Pioli si affida al portoghese per ritrovare serenità e mettere fine alla crisi dei campioni d'Italia
Serve un Leao in versione extra-lusso, quello che fu decisivo per lo scudetto, perché quello ciondolante dell'ultimo mesetto è in fondo la fotografia del momento del Milan: spaesato, sfilacciato, stanco, disordinato. E serve subito perché, si direbbe, non c'è domani. La sfida contro l'Inter di domenica sera non è soltanto un derby da vincere a tutti i costi, è una possibilità concreta di abbassare il sipario sulla crisi e tornare in scena con una recita diversa, fresca, di nuovo coinvolgente. Il contrario, un'altra eventuale sconfitta dopo quella durissima in Supercoppa e la doppia scoppola contro Lazio e Sassuolo, aprirebbe invece una voragine sotto i piedi dei campioni d'Italia, mai così impauriti da due anni a questa parte.

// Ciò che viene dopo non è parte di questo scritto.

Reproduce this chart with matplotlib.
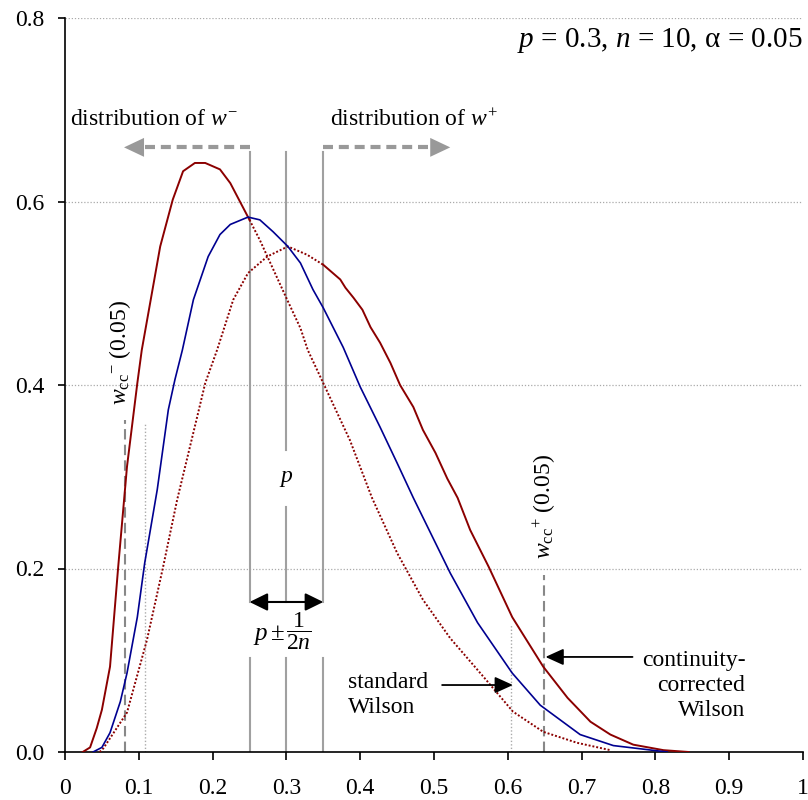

Logico, quindi, che Stefano Pioli si affidi al suo uomo migliore. Perché la brillantezza di tutto il gruppo passa necessariamente dagli strappi di Rafa e perché nessuno come lui ha indirizzato in maniera così clamorosa un derby. Sembrano passati secoli dal 3-2 dell'andata in campionato, invece è solo una questione di pochi mesi. E non si può nascondere che fosse obiettivamente un altro Milan, più sicuro, temerario, sfrontato.
Quello di oggi è aggrovigliato dentro una paura che prima non c'era di non farcela. Prova a giocarsela, prende un gol e fine. Ha perso equilibrio e con l'equilibrio le certezze. Prima era una squadra che sapeva sempre reagire alla difficoltà - anche con una certa giovanile incoscienza -, oggi è un pugile che va giù stecchito al primo pugnetto. Questo senso di impotenza è chiaro a tutti, a Stefano Pioli in primis. Il tecnico ha radunato la squadra e al suo fianco si è trovato la dirigenza al completo. Il Milan tutto si è stretto per uscire dalla crisi, un lavoro di testa prima che di gambe. Il resto toccherà al tecnico, che da una settimana cerca soluzioni alternative a partire dal probabilissimo centrocampo a tre con cui i rossoneri affronteranno l'Inter.
Mancherà Bennacer, e l'assenza è importante, ma un uomo in più in mezzo al campo, magari con l'indicazione agli esterni di restare un po' più bassi del solito, aiuterà la difesa a stringere le linee e chiudere i varchi. Perché un dato, sopra tutti, è preoccupante: 19 tiri subiti, 14 gol presi da inizio gennaio. Un'enormità, per dirla com'è. O una montagna impossibile da scalare, per spiegare cosa sembri.
E allora servono le surfate di Rafa, l'esperienza di Giroud, il dinamismo di Theo e Tonali, l'attenzione tattica di Krunic, la ferocia di Kalulu e Kjaer (anche se Tomori potrebbe recuperare) e un po' di serenità per Tatarusanu. Non sarà Maignan, ma ha bisogno di appoggio. Altrimenti sarà dura rispedire al mittente gli assalti di Lautaro e compagni.